Rosey E. Pool (born Rosa Eva Pool; 7 May 1905 – 29 September 1971) was a Dutch poet and anthologist of African-American poetry.

Biography

Early years
Rosey Pool was born and raised in a secular Jewish family in Amsterdam. In the 1920s she participated in Dutch Popular Front youth movements, such as the socialist Arbeiders Jeugd Centrale (AJC) and the Social Democratic Students Club (SDSC). In 1927 she was one of the founders of the Socialistische Kunstenaarskring (SKK, or Socialist Artists Circle).

1930s: PhD and activism in Berlin 

In August 1927, shortly after her engagement to the Berlin jurist and later Hamburg senator Gerhard Kramer (1904–1973), Pool moved to Berlin. There she studied English literature at the Friedrich-Wilhelms-Universität (currently known as the Humboldt University). Although she later claimed to be an anthropologist, she majored in philology. She wrote her dissertation on The Poetry of the American Negro, but was unable to finish this because of anti-Jewish measures by the Nazis. In 1935 Kramer and Pool divorced. From Berlin, Pool helped German Jews to flee to the Netherlands, by providing them addresses. In January 1939, shortly after the Kristallnacht, Pool returned to Amsterdam.
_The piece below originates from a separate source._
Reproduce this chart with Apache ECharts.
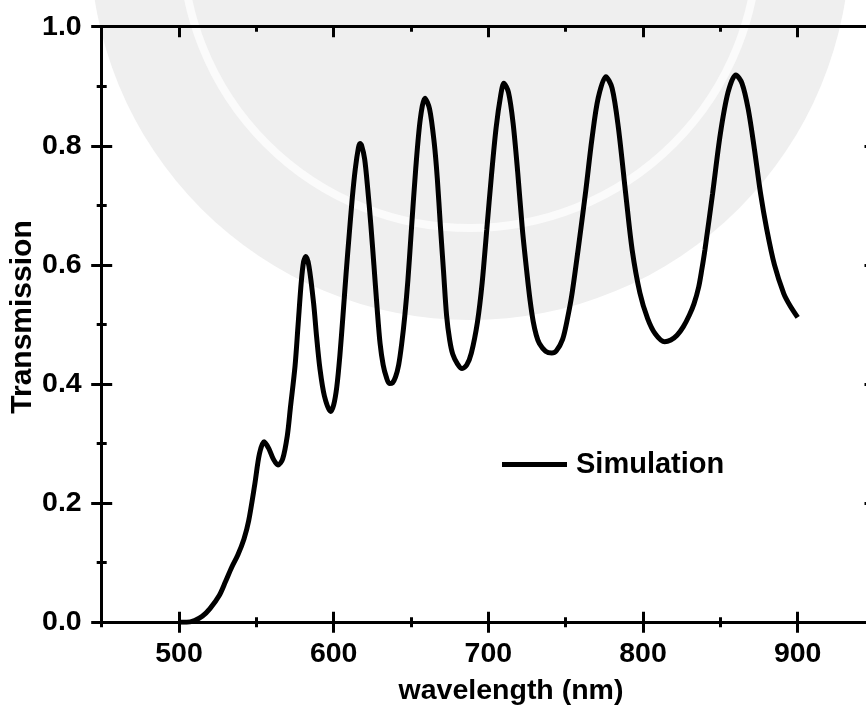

1940s: resistance during World War II 

During the Second World War she taught at the Jewish Lyceum in Amsterdam (with Anne Frank among her pupils). Pool became involved in a German Jewish resistance group named Van Dien, which had formed around the Tehuis Oosteinde. In September 1943, this resistance group helped her to escape from the Nazi transit camp Westerbork. She hid in the town of Baarn, wrote resistance poetry and compiled a bundle of African-American poetry.

By the end of 1949, Pool had moved to London to live with her friend "Isa" Isenberg.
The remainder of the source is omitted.